Left: reference from the client's existing asset library. Right: AI-generated with custom LoRA + structured prompts.

Abstract result 1 Abstract result 2 Abstract result 3

Results — Indicative

The first LoRA iteration still struggled with the indicative direction — many outputs showed roof windows in the frame, which wasn't desired. The model needed to imply the light source without depicting it.

After refining the training dataset and adjusting the approach, the second LoRA iteration cracked it. The model could generate convincing attic and loft spaces — bedrooms, bathrooms, kitchens, home offices, dining rooms — all with characteristic roof-window light patterns, without showing the product.

Window visible — not desired Window implied — correct approach

Left: early LoRA showing window in frame (not desired). Right: refined LoRA with correct light but no visible product.

Dining room Bathroom Home office

Inpainting & Refinement

Even fine-tuned outputs contain artifacts — garbled text on book spines, impossible object geometry, inconsistent shadows. Single-shot generation isn't production-ready. I built two additional ComfyUI workflows to close the gap.

Workflow 1
Object Inpainting

Mask and regenerate specific objects — fix broken geometry, replace garbled text, add or remove elements while preserving composition and lighting.

Workflow 2
Detail Pass

A second-pass workflow using differential diffusion to upscale and refine textures, sharpen edges, and add photographic detail without altering the base composition.

Before inpainting After inpainting

The Generator Tool

Beyond the R&D outputs, I built a web-based image generation tool for the client's team. The interface abstracts away the complexity of ComfyUI and prompt engineering, enabling creatives to generate brand-consistent imagery directly.

The tool supports three modes matching the creative categories (Abstract, Indicative, Edit), includes an AI-enhanced prompt toggle, and gives power users control over aspect ratio, composition locking, and CFG scale. A beta launched with a select group within the client organization.

Screenshot of the image generator tool interface

What I Learned

Prompt engineering has a ceiling. When a concept doesn't exist well in training data, no amount of prompt craft will overcome it. Fine-tuning is the answer — and surprisingly accessible. A rank-4 LoRA trained on just 48 images for three hours fundamentally changed what the model could produce.

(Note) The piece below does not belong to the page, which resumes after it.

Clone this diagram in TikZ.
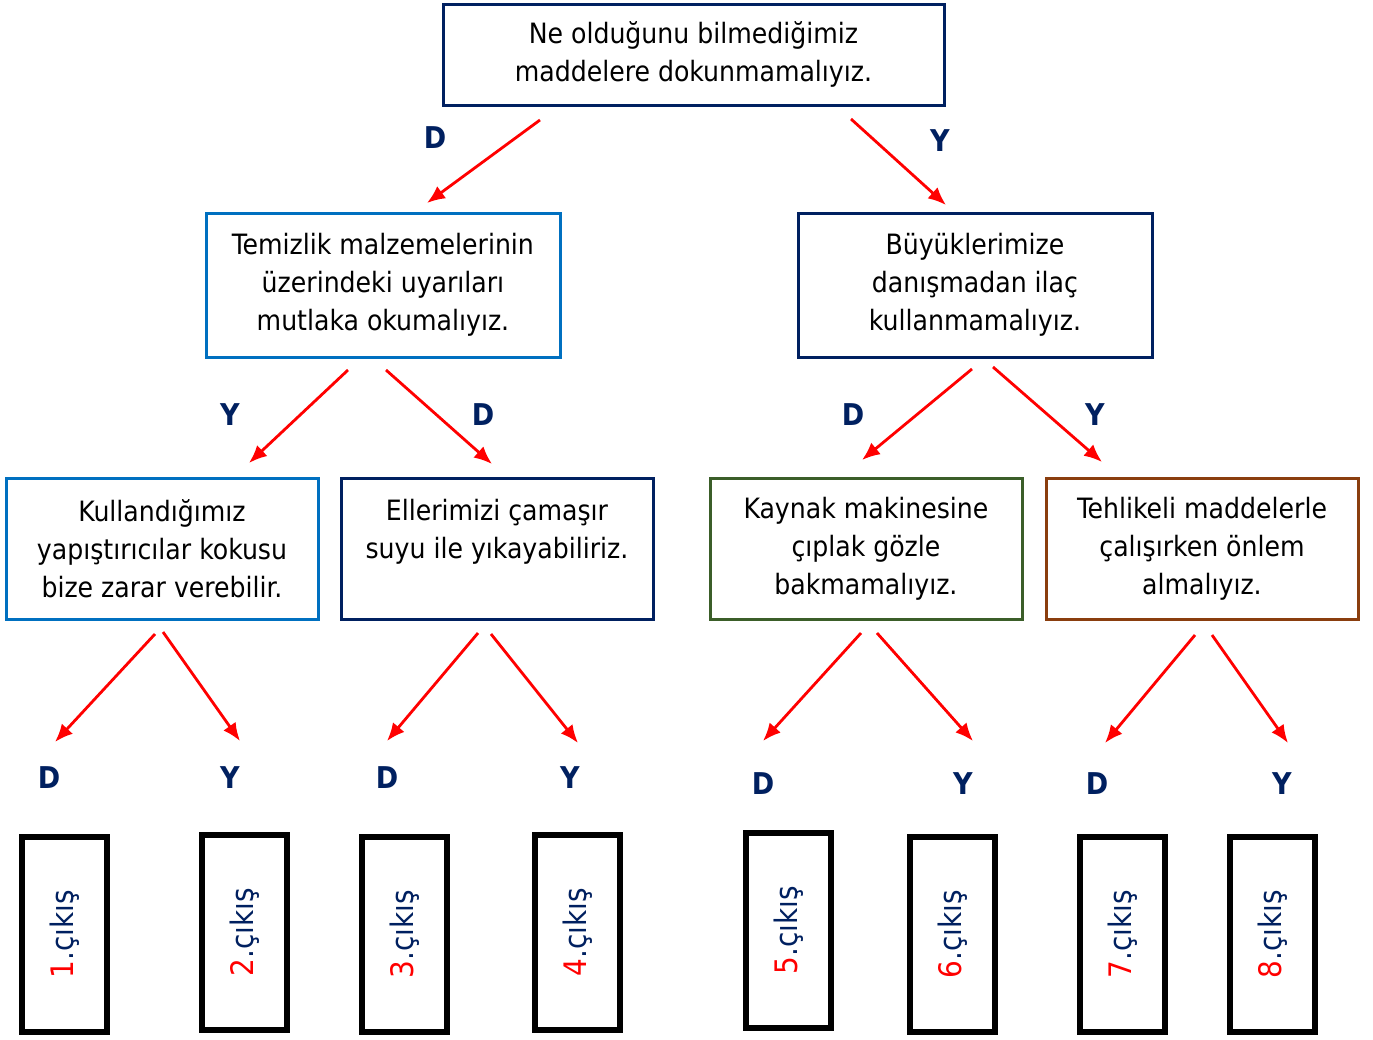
\documentclass[tikz,border=0pt]{standalone}
\usepackage{fontspec}
\setmainfont{DejaVu Sans Condensed}
\usetikzlibrary{arrows.meta}
\definecolor{navy}{HTML}{002060}
\definecolor{blu}{HTML}{0070C0}
\definecolor{grn}{HTML}{3B5E29}
\definecolor{brn}{HTML}{8A3E0E}
\definecolor{rd}{HTML}{FF0000}
\tikzset{
  box/.style={draw, line width=3pt, inner sep=0pt, align=center,
    font=\fontsize{28}{38}\selectfont, text=black},
  outbox/.style={draw=black, line width=5.5pt, inner sep=0pt,
    minimum width=85, minimum height=195},
  arr/.style={draw=rd, line width=2.8pt, -{Latex[length=18pt,width=15pt]}},
  lab/.style={text=navy, font=\fontsize{30}{30}\selectfont\bfseries, inner sep=0pt},
  outtxt/.style={rotate=90, font=\fontsize{31}{31}\selectfont, text=navy, inner sep=0pt}
}
\begin{document}
\begin{tikzpicture}[x=1pt,y=-1pt]
\useasboundingbox[fill=white] (0,0) rectangle (1373,1039);

% boxes
\node[box, draw=navy, minimum width=501, minimum height=101] (top) at (693.5,54.5)
  {Ne olduğunu bilmediğimiz\\maddelere dokunmamalıyız.};
\node[box, draw=blu, minimum width=354, minimum height=144] (b1) at (383,285)
  {Temizlik malzemelerinin\\üzerindeki uyarıları\\mutlaka okumalıyız.};
\node[box, draw=navy, minimum width=354, minimum height=144] (b2) at (975,285)
  {Büyüklerimize\\danışmadan ilaç\\kullanmamalıyız.};
\node[box, draw=blu, minimum width=312, minimum height=141] (c1) at (162,548.5)
  {Kullandığımız\\yapıştırıcılar kokusu\\bize zarar verebilir.};
\node[box, draw=navy, minimum width=312, minimum height=141] (c2) at (497,548.5)
  {Ellerimizi çamaşır\\suyu ile yıkayabiliriz.\\\phantom{bize zarar verebilir.}};
\node[box, draw=grn, minimum width=312, minimum height=141] (c3) at (866,548.5)
  {Kaynak makinesine\\çıplak gözle\\bakmamalıyız.};
\node[box, draw=brn, minimum width=312, minimum height=141] (c4) at (1202,548.5)
  {Tehlikeli maddelerle\\çalışırken önlem\\almalıyız.};

% outputs
\node[outbox] (o1) at (64.5,934.5) {};
\node[outbox] (o2) at (244.5,932.5) {};
\node[outbox] (o3) at (404.5,934.5) {};
\node[outbox] (o4) at (577.5,932.5) {};
\node[outbox] (o5) at (788.5,930.5) {};
\node[outbox] (o6) at (952.5,934.5) {};
\node[outbox] (o7) at (1122.5,934.5) {};
\node[outbox] (o8) at (1272.5,934.5) {};
\node[outtxt] (t1) at (o1.center) {\textcolor{rd}{1}.çıkış};
\node[outtxt] (t2) at (o2.center) {\textcolor{rd}{2}.çıkış};
\node[outtxt] (t3) at (o3.center) {\textcolor{rd}{3}.çıkış};
\node[outtxt] (t4) at (o4.center) {\textcolor{rd}{4}.çıkış};
\node[outtxt] (t5) at (o5.center) {\textcolor{rd}{5}.çıkış};
\node[outtxt] (t6) at (o6.center) {\textcolor{rd}{6}.çıkış};
\node[outtxt] (t7) at (o7.center) {\textcolor{rd}{7}.çıkış};
\node[outtxt] (t8) at (o8.center) {\textcolor{rd}{8}.çıkış};

% arrow end points
\coordinate (s1) at (540,120);  \coordinate (e1) at (427,203);
\coordinate (s2) at (851,119);  \coordinate (e2) at (946,205);
\coordinate (s3) at (348,370);  \coordinate (e3) at (249,463);
\coordinate (s4) at (386,370);  \coordinate (e4) at (492,464);
\coordinate (s5) at (972,369);  \coordinate (e5) at (862,460);
\coordinate (s6) at (993,367);  \coordinate (e6) at (1102,462);
\coordinate (s7) at (155,634);  \coordinate (e7) at (55,742);
\coordinate (s8) at (163,632);  \coordinate (e8) at (240,741);
\coordinate (s9) at (478,633);  \coordinate (e9) at (387,741);
\coordinate (s10) at (491,634); \coordinate (e10) at (578,743);
\coordinate (s11) at (861,633); \coordinate (e11) at (763,741);
\coordinate (s12) at (877,633); \coordinate (e12) at (973,741);
\coordinate (s13) at (1195,635); \coordinate (e13) at (1105,743);
\coordinate (s14) at (1212,635); \coordinate (e14) at (1288,743);
\foreach \i in {1,...,14} { \draw[arr] (s\i) -- (e\i); }

% labels
\node[lab] (l1) at (435,138) {D};
\node[lab] (l2) at (940,141) {Y};
\node[lab] (l3) at (230,415) {Y};
\node[lab] (l4) at (483,415) {D};
\node[lab] (l5) at (853,415) {D};
\node[lab] (l6) at (1095,415) {Y};
\node[lab] (l7) at (49,778) {D};
\node[lab] (l8) at (230,778) {Y};
\node[lab] (l9) at (387,778) {D};
\node[lab] (l10) at (570,778) {Y};
\node[lab] (l11) at (763,784) {D};
\node[lab] (l12) at (963,784) {Y};
\node[lab] (l13) at (1097,784) {D};
\node[lab] (l14) at (1282,784) {Y};
\end{tikzpicture}
\end{document}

CLIP model selection matters more than expected. Switching encoders reduced artifacts and improved complex prompt adherence with no additional training. And the real production workflow isn't generation — it's generation plus inpainting plus a detail pass. The multi-step pipeline is what makes the output actually usable.

The LoRA didn't just learn a style — it learned the physics of roof-window light.